Andy Martin, of Wild Rivers Fishing, said anglers out of Brookings have also been catching a few Pacific halibut throughout the week.
Meanwhile, other sportfishermen have stuck with bottomfishing throughout the week, where anglers are still having lots of luck catching lingcod and bottomfish.
Many anglers have been reporting catching quick, easy limits of lingcod this week, including some really nice sized fish. Bottomfishing has also remained strong with most anglers catching their limit of black snappers, along with a few other species of bottomfish like coopers and even some olive bottomfish.
Anglers on the Wild Rivers Coast have also had an opportunity to go out in search of Albacore tuna, which are reportedly now off the shore near the California-Oregon boarder. Martin said anglers have been catching tuna roughly 50 to 60 miles outside of Brookings, while Cpt. Keith Richcreek of Pacific West Coast Ocean Fishing Guide Service said anglers out of Crescent City have had to go roughly 55 to 70 miles off the coast.
With most ocean fish biting right now, anglers are expecting a solid weekend of fishing with prime ocean conditions in the forecast.

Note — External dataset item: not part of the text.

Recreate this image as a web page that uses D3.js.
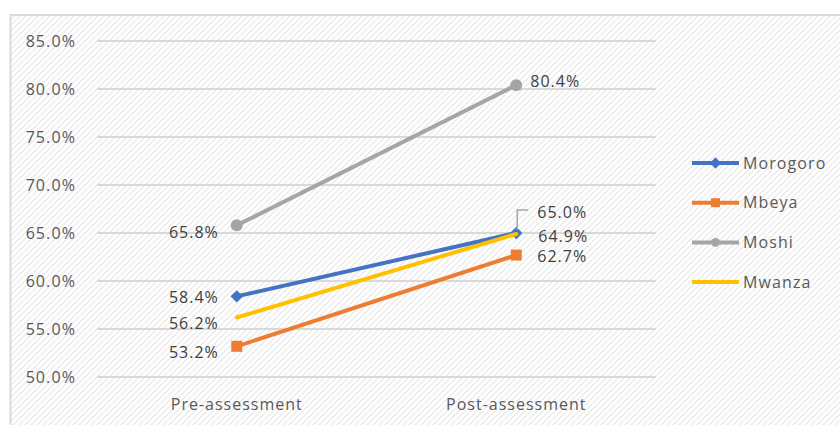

“It is definitley a weekend to get out there,” Martin said. “The tides are favorable, the weather is nice, and there are a lot of fish out there biting.”
Fishing on the Klamath River has slowed significantly this week.
A few steelhead have been caught side drifting throughout the week, along with a couple salmon hauled in from the estuary, but the fish have been hard to come by.
Salmon fishing will officially close on the Klamath River starting on Aug. 15, while steelhead fishing will remain open.